Local medic’s service is impetus for proposed change

By David Koran
Citizen Chronicle Writer

SOUTHBRIDGE — On Monday evening, the Town Council will vote to amend compensation of personnel on active military duty.

As the Fire Department hasn’t had an active duty service member since the Vietnam War, until recently there had not been a reason to revisit the rules. State law has been updated over the years to resolve pay discrepancies for those deployed in service of the United States, while towns throughout the commonwealth decide whether they will adopt that same language for local affairs.

Mike Struppa, a Fire Department medic, was recently deployed overseas, and is serving as a flight medic.
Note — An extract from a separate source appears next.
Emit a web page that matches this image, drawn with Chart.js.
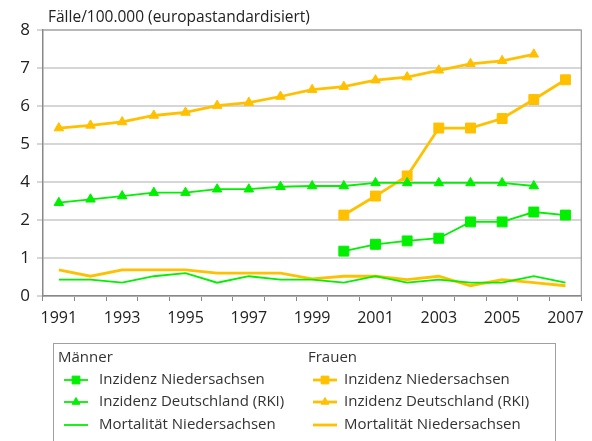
<!DOCTYPE html>
<html>
<head>
<meta charset="utf-8">
<script src="https://cdn.jsdelivr.net/npm/chart.js@4"></script>
<style>
  html, body { margin: 0; padding: 0; background: #fff; }
  canvas { display: block; }
</style>
</head>
<body>
<canvas id="chart" width="592" height="441"></canvas>
<script>
// Jahre (Kategorien)
const years = ['1991', '1992', '1993', '1994', '1995', '1996', '1997', '1998', '1999',
               '2000', '2001', '2002', '2003', '2004', '2005', '2006', '2007'];

// Beschriftung der y-Achse (Achse ist nicht linear: zwischen 2 und 4 liegt kein Strich)
const yTickValues = [0, 1, 2, 4, 5, 6, 7, 8];

// Männer
const maennerInzidenzNds = [null, null, null, null, null, null, null, null, null,
                            1.18, 1.36, 1.45, 1.52, 1.95, 1.95, 2.42, 2.26];
const maennerInzidenzRki = [2.91, 3.09, 3.26, 3.44, 3.44, 3.62, 3.62, 3.75, 3.79,
                            3.79, 3.95, 3.95, 3.95, 3.95, 3.95, 3.79, null];
const maennerMortalitaet = [0.43, 0.43, 0.35, 0.52, 0.60, 0.35, 0.52, 0.43, 0.43,
                            0.35, 0.52, 0.35, 0.43, 0.35, 0.35, 0.52, 0.35];

// Frauen
const frauenInzidenzNds = [null, null, null, null, null, null, null, null, null,
                           2.26, 3.26, 4.16, 5.42, 5.42, 5.67, 6.17, 6.69];
const frauenInzidenzRki = [5.42, 5.49, 5.58, 5.75, 5.83, 6.01, 6.09, 6.25, 6.43,
                           6.51, 6.68, 6.76, 6.94, 7.11, 7.19, 7.36, null];
const frauenMortalitaet = [0.69, 0.52, 0.69, 0.69, 0.69, 0.60, 0.60, 0.60, 0.45,
                           0.52, 0.52, 0.43, 0.52, 0.27, 0.43, 0.35, 0.27];

const GREEN = '#00f000';
const GOLD = '#ffc000';
const FONT = '"Open Sans", "Noto Sans", sans-serif';

// Wert -> Position auf der (stückweise linearen) Achse
function toAxis(v) {
    if (v === null) return null;
    for (let i = 0; i < yTickValues.length - 1; i++) {
        const a = yTickValues[i], b = yTickValues[i + 1];
        if (v <= b) return i + (v - a) / (b - a);
    }
    return yTickValues.length - 1;
}

function series(label, values, color, width, pointStyle) {
    return {
        label: label,
        data: values.map(toAxis),
        borderColor: color,
        backgroundColor: color,
        borderWidth: width,
        tension: 0,
        pointStyle: pointStyle || false,
        pointRadius: pointStyle === 'rect' ? 7 : (pointStyle ? 5.5 : 0),
        pointBorderWidth: 1,
        pointBorderColor: color,
        pointBackgroundColor: color
    };
}

// Titel, Rahmen und zweispaltige Legende
const decorations = {
    id: 'decorations',
    beforeDatasetsDraw(chart) {
        const { ctx, chartArea: a } = chart;
        ctx.save();
        ctx.strokeStyle = '#9a9a9a';
        ctx.lineWidth = 1.2;
        ctx.beginPath();
        ctx.moveTo(a.left, a.top);
        ctx.lineTo(a.right, a.top);
        ctx.lineTo(a.right, a.bottom);
        ctx.stroke();
        ctx.restore();
    },
    afterDraw(chart) {
        const ctx = chart.ctx;
        ctx.save();
        ctx.fillStyle = '#222';
        ctx.font = '15.5px ' + FONT;
        ctx.textBaseline = 'alphabetic';
        ctx.fillText('Fälle/100.000 (europastandardisiert)', 48, 21.5);

        // Legendenrahmen
        ctx.strokeStyle = '#a0a0a0';
        ctx.lineWidth = 1;
        ctx.strokeRect(53.5, 343.5, 502, 120);

        const columns = [
            { header: 'Männer', x: 58, lineX: 64, textX: 99, sets: [0, 1, 2] },
            { header: 'Frauen', x: 308, lineX: 313, textX: 344, sets: [3, 4, 5] }
        ];
        const rowY = [380, 402, 425];
        ctx.font = '15px ' + FONT;
        ctx.textBaseline = 'middle';
        columns.forEach(col => {
            ctx.fillStyle = '#333';
            ctx.fillText(col.header, col.x, 358);
            col.sets.forEach((di, r) => {
                const ds = chart.data.datasets[di];
                const y = rowY[r];
                ctx.strokeStyle = ds.borderColor;
                ctx.fillStyle = ds.borderColor;
                ctx.lineWidth = ds.borderWidth;
                ctx.beginPath();
                ctx.moveTo(col.lineX, y);
                ctx.lineTo(col.lineX + 24, y);
                ctx.stroke();
                if (ds.pointStyle) {
                    ctx.lineWidth = 1;
                    Chart.helpers.drawPoint(ctx, {
                        pointStyle: ds.pointStyle,
                        radius: ds.pointStyle === 'rect' ? 5.5 : 4.5,
                        rotation: 0,
                        borderWidth: 1
                    }, col.lineX + 12, y);
                }
                ctx.fillStyle = '#333';
                ctx.fillText(ds.label, col.textX, y);
            });
        });
        ctx.restore();
    }
};

new Chart(document.getElementById('chart'), {
    type: 'line',
    data: {
        labels: years,
        datasets: [
            series('Inzidenz Niedersachsen', maennerInzidenzNds, GREEN, 1.8, 'rect'),
            series('Inzidenz Deutschland (RKI)', maennerInzidenzRki, GREEN, 1.8, 'triangle'),
            series('Mortalität Niedersachsen', maennerMortalitaet, GREEN, 1.8, null),
            series('Inzidenz Niedersachsen', frauenInzidenzNds, GOLD, 2.8, 'rect'),
            series('Inzidenz Deutschland (RKI)', frauenInzidenzRki, GOLD, 2.8, 'triangle'),
            series('Mortalität Niedersachsen', frauenMortalitaet, GOLD, 2.8, null)
        ]
    },
    options: {
        responsive: false,
        animation: false,
        layout: { padding: { left: 0, top: 30, right: 7, bottom: 0 } },
        plugins: {
            legend: { display: false },
            tooltip: { enabled: false }
        },
        scales: {
            x: {
                offset: true,
                grid: {
                    offset: true,
                    drawOnChartArea: false,
                    drawTicks: true,
                    tickLength: 5,
                    tickColor: '#888',
                    tickWidth: 1
                },
                border: { color: '#888', width: 1.5 },
                ticks: {
                    autoSkip: false,
                    maxRotation: 0,
                    padding: 8,
                    color: '#222',
                    font: { family: FONT, size: 16 },
                    callback: function (v, i) {
                        return i % 2 === 0 ? this.getLabelForValue(v) : '';
                    }
                },
                afterFit: s => { s.height = 145; }
            },
            y: {
                min: 0,
                max: yTickValues.length - 1,
                grid: { color: '#d6d6d6', lineWidth: 2, tickLength: 6 },
                border: { color: '#888', width: 1.5 },
                ticks: {
                    stepSize: 1,
                    padding: 7,
                    color: '#222',
                    font: { family: FONT, size: 17 },
                    callback: v => yTickValues[v]
                },
                afterFit: s => { s.width = 43; }
            }
        }
    },
    plugins: [decorations]
});
</script>
</body>
</html>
Fire Lt. Jason Cantara and Fire Chief Mark DiFronzo have both offered support in many ways, including research into state law and communicating between the firefighters union and Mr. Struppa’s family while he is deployed.

Jacques Kallanian, president of the Southbridge Permanent Firefighters Union, said the proposal going before Town Council will improve outdated local policies and is modeled on similar user-friendly language from the town of Revere and is tailored specifically for Southbridge.

“When you don’t address it, years go by, and now the town is taking a serious look at it and taking a proactive response in fixing it,” said Kallanian.

The proposed policy would allow any Town employee who is a member of an armed forces reserve or National Guard unit to receive pay during the time of active service if called to active duty. Employees would be paid the difference between their salary normally received through employment with the Town and their base military pay, provided the military pay is a lesser amount. If enacted, the amendment would be retroactive to Jan. 1, 2018. Town officials said the difference, when applied retroactively, will be approximately $11,000 in Mr. Struppa’s case.

The measure has received strong support from two Town Council subcommittees, and several officials have expressed confidence the proposal will pass without opposition on Monday. Mr. Kallanian said Town Council Chairwoman Denise Clemence has been deeply involved in moving the proposal forward. Mrs. Clemence did not return a message seeking comment.

Councilor Rick Nash said, “Anyone I’ve spoken with, the general consensus has been very favorable. I think it’s the right thing to do and I’ll be supporting the measure. I have active-duty family, so I understand the importance of supporting our service members in the community.”

He said the change would apply to all nonunion personnel, not just firefighters and police.

“You have men and women sign up and they’re taken away from family, taken away from friends, thrown into something foreign to them. They do this, they don’t get paid much, and I just think it makes sense to take care of them in this way. And whether domestic or foreign, their serving our country,” said Councilor Monique Manna. “Thank you, to all who serve.”

Many people helped prepare this proposal, especially and union secretary Michael Gonynor, who worked with the Professional Fire Fighters of Massachusetts as well as Veteran’s Agent Mike Trombley, for providing research and guidance.

A single phrase was repeated many times during interviews for this story: “It’s just the right thing to do.”